GLOCAP Builds a Schoolhouse in Kindiri, Chad
In 2013, GLOCAP constructed a small thatch-hut and timber schoolhouse in Kindiri, a small rural community in southern Chad. Two years later, GLOCAP constructed Kindiri’s first brick schoolhouse. The school currently has 300 students grades 1-6 with five teachers. The school aspires to add a sixth teacher in January 2024 to infuse the arts into all classes. GLOCAP constructed a second brick schoolhouse in neighboring Maitama, which opened January, 2018, with 80 children in grades 1 and 2. Each school shares a commitment to environmental stewardship and the arts.
In August 2023, Clamra Celestin, GLOCAP’s VP, in collaboration with local artists, facilitated a pit-fired ceramic workshop at the school with 150 students. This included the local tradition of decorating calabashes, thus reviving dying artistic tradition. Clamra recalls, “the whole community, men and women, old and young, took part in the project, teaching children to forge pots and jars by hollowing out and building walls from lumps of clay, to create animals and birds, to decorate calabashes…”
As of today, seven of the school’s alumni have graduated from a master’s program in various African universities and ten more are currently enrolled in programs. Additionally, more than 1000 trees have been planted as part of the school’s stewardship curriculum.

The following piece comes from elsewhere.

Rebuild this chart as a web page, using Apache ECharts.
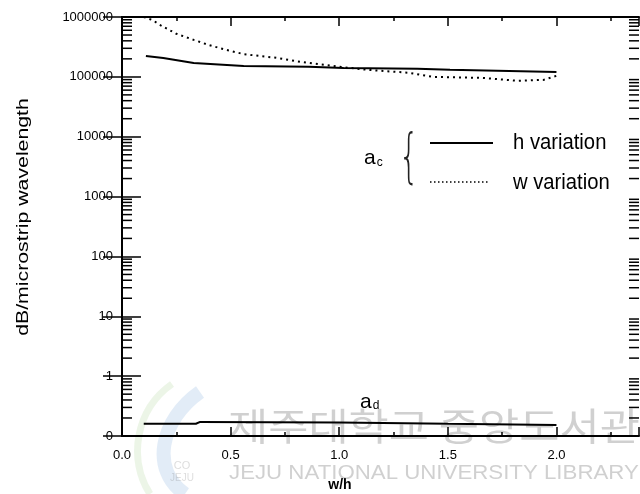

Clamra’s memoir “Fils du Ciel” (Son of the Sky), published in Paris in 2011, recounts his journey from Kindiri to Paris and later Manhattan. Born and raised in Kindiri, at the age of 8 he was taken by the Jesuits to be educated at a school a hundred miles from his village. The trauma of separation from family and community prompted him to open the two schools, and to dig a well to provide students with fresh water.
GLOCAP’s programs have raised the quality of life for both villages and are raising expectations. This would not have been possible without generous support from the Charles E Scheidt Family Foundation, The Collomb Family, Ms. Donna Sylvester, The Dr. Werner Muensterberger Trust, and, of course, many small donors.